-- start Records supplied --

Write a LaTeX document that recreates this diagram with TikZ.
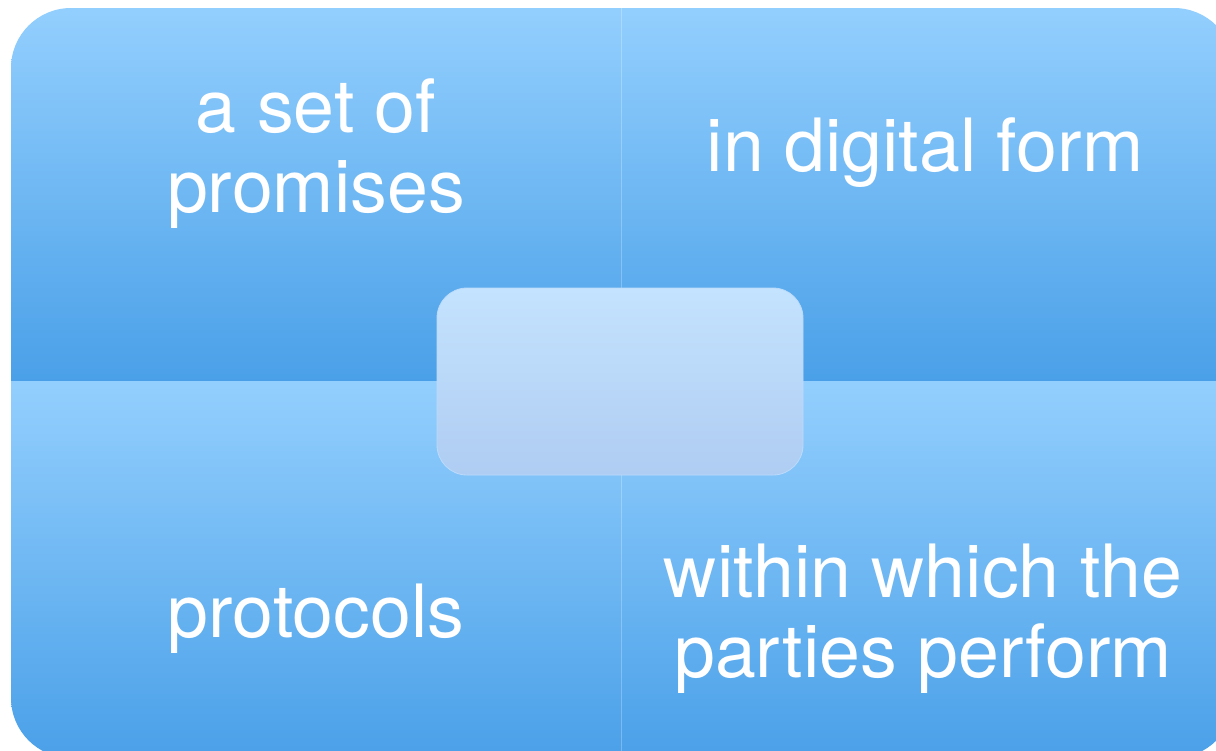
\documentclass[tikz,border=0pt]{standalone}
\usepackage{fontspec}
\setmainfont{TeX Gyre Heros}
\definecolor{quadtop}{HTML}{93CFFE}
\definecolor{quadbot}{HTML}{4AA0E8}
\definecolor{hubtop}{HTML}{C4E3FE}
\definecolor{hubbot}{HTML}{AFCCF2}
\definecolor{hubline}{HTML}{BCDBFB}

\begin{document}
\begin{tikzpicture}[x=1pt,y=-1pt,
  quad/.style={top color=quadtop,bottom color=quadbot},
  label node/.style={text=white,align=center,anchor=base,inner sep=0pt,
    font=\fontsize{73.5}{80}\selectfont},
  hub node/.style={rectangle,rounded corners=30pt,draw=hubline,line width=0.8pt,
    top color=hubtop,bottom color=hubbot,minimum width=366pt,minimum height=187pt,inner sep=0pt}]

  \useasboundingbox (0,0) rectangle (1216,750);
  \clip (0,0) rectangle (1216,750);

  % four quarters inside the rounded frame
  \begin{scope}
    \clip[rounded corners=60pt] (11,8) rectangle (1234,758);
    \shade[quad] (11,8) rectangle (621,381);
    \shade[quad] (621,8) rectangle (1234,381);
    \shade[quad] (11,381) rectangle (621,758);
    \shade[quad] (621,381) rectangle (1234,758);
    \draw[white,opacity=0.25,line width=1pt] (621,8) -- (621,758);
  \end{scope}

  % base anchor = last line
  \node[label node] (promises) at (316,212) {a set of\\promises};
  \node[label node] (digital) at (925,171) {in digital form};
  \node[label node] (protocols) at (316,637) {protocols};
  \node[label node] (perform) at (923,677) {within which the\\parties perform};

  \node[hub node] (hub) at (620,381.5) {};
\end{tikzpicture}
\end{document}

-- end Records supplied --
-- start Records supplied --

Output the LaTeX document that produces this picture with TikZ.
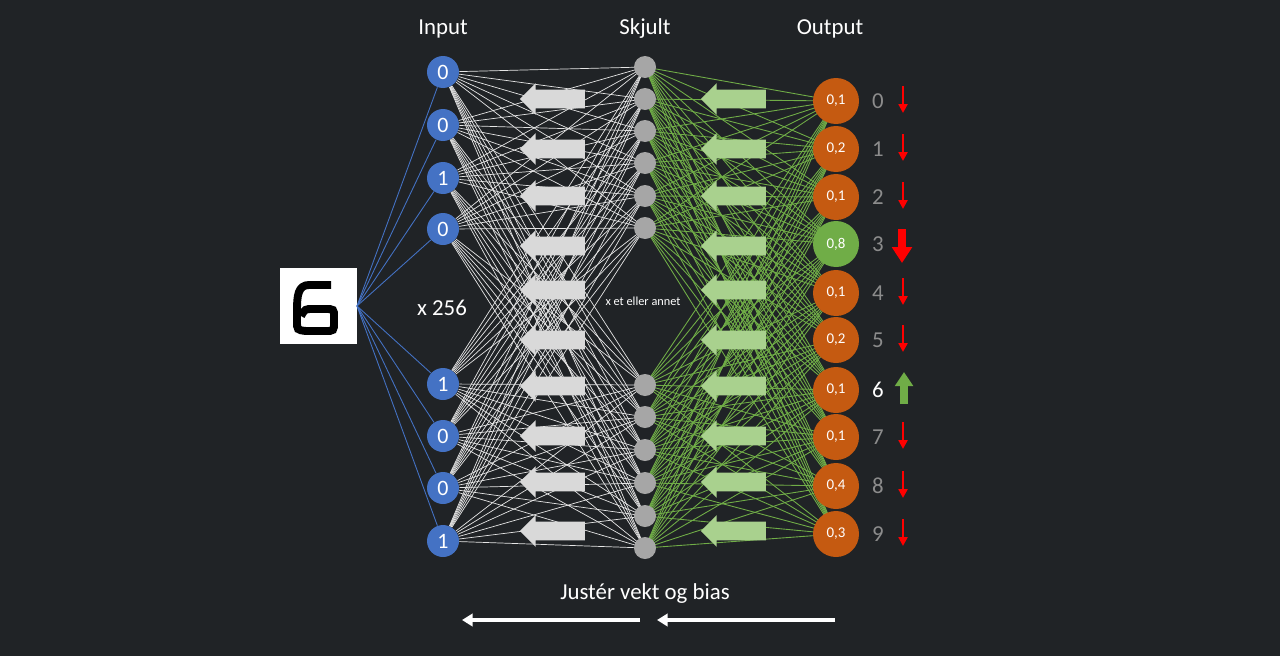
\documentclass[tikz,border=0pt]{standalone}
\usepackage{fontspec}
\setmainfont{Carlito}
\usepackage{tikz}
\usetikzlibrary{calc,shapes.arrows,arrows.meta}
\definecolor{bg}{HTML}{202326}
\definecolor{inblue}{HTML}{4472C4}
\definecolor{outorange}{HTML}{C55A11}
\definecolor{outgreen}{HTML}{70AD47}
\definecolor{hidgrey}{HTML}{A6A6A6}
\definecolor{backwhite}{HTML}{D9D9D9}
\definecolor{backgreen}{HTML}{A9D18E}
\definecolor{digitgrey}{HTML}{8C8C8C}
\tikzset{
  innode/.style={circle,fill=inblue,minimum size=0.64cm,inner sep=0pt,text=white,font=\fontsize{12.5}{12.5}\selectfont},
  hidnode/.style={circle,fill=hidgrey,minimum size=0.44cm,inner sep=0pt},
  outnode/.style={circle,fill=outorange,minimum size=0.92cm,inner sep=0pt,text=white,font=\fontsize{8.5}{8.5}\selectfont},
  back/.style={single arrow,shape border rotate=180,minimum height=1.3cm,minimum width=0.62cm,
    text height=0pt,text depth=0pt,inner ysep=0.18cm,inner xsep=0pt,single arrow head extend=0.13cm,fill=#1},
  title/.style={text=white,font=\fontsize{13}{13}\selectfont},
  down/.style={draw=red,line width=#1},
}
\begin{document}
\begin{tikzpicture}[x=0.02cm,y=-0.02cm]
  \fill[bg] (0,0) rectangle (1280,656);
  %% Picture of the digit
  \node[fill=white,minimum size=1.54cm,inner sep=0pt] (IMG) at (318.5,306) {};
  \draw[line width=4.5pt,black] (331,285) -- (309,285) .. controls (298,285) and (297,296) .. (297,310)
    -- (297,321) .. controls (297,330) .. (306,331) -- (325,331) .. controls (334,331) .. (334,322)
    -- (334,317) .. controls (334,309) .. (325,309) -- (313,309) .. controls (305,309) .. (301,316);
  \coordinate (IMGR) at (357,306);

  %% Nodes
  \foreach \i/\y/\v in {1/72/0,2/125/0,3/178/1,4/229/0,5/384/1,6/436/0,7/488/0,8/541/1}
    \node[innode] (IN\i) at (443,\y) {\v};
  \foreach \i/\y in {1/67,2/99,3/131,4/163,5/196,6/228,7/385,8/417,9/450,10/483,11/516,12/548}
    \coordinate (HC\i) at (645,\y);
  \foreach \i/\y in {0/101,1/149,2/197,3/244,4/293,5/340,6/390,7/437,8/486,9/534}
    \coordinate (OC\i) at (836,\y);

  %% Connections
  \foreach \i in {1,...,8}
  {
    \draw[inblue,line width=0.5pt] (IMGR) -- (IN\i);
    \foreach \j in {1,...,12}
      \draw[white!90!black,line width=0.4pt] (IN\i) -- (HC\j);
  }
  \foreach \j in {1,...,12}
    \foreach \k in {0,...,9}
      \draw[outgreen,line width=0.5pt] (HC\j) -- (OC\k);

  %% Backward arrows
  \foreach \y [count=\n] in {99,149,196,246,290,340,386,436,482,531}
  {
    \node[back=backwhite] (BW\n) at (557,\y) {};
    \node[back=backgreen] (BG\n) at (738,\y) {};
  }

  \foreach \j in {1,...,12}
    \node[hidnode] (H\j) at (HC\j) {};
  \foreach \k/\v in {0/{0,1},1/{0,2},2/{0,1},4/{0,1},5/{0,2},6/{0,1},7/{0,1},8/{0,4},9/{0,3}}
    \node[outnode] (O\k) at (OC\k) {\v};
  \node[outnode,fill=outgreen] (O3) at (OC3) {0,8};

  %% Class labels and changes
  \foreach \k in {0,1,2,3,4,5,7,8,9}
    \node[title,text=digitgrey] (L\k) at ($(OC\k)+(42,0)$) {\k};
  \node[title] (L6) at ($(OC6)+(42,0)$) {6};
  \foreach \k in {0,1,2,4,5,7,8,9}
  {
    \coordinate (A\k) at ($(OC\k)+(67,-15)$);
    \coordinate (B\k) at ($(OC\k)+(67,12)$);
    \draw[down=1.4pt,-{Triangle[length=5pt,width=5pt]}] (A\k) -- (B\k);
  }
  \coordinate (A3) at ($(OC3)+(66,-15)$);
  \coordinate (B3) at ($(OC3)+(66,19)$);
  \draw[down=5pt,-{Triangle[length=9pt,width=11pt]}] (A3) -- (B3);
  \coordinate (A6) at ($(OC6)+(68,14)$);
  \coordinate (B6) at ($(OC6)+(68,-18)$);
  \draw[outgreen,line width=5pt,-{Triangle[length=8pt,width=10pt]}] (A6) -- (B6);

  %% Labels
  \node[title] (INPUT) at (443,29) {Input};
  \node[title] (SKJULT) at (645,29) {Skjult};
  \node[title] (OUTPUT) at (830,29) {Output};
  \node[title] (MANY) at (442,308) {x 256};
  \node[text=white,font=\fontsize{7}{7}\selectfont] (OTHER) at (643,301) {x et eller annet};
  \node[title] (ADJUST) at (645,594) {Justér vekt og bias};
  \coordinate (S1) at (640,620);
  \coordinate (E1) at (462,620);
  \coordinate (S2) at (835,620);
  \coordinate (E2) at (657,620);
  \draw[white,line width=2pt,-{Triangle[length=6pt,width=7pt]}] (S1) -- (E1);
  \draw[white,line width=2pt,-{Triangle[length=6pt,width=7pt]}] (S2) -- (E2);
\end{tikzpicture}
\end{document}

-- end Records supplied --
-- start Records supplied --

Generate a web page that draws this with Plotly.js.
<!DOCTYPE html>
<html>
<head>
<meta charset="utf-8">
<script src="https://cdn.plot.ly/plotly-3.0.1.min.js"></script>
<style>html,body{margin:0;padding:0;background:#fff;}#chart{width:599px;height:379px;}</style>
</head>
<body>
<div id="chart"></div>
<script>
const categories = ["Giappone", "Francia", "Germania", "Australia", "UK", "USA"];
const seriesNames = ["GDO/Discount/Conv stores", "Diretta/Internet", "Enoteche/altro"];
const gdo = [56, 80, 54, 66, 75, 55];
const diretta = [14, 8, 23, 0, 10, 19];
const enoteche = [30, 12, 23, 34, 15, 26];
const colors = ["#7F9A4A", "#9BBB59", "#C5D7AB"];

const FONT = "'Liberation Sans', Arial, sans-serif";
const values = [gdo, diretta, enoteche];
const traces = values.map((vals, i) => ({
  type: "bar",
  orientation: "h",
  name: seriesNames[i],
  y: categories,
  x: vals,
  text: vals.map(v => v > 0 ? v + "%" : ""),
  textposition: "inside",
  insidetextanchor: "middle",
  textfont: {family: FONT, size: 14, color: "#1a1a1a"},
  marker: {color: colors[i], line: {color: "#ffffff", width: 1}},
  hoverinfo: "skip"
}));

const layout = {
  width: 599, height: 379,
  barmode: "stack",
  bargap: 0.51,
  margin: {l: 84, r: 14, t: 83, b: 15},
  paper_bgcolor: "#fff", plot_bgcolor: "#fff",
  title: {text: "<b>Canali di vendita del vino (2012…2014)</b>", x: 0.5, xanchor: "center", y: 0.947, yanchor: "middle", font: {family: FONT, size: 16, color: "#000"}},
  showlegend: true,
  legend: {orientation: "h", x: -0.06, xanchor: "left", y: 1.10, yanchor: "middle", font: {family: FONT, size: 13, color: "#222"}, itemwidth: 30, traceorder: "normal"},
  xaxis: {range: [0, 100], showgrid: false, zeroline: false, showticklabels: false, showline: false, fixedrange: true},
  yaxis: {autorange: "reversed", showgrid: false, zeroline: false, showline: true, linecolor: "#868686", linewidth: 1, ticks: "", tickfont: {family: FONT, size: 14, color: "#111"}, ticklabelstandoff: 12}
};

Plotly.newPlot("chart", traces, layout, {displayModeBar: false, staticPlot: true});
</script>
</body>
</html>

-- end Records supplied --

### Task instructions
Search the records for the word "Output" and copy every line where it occurs.

### Solution to this task
Output the LaTeX document that produces this picture with TikZ.
  \node[title] (OUTPUT) at (830,29) {Output};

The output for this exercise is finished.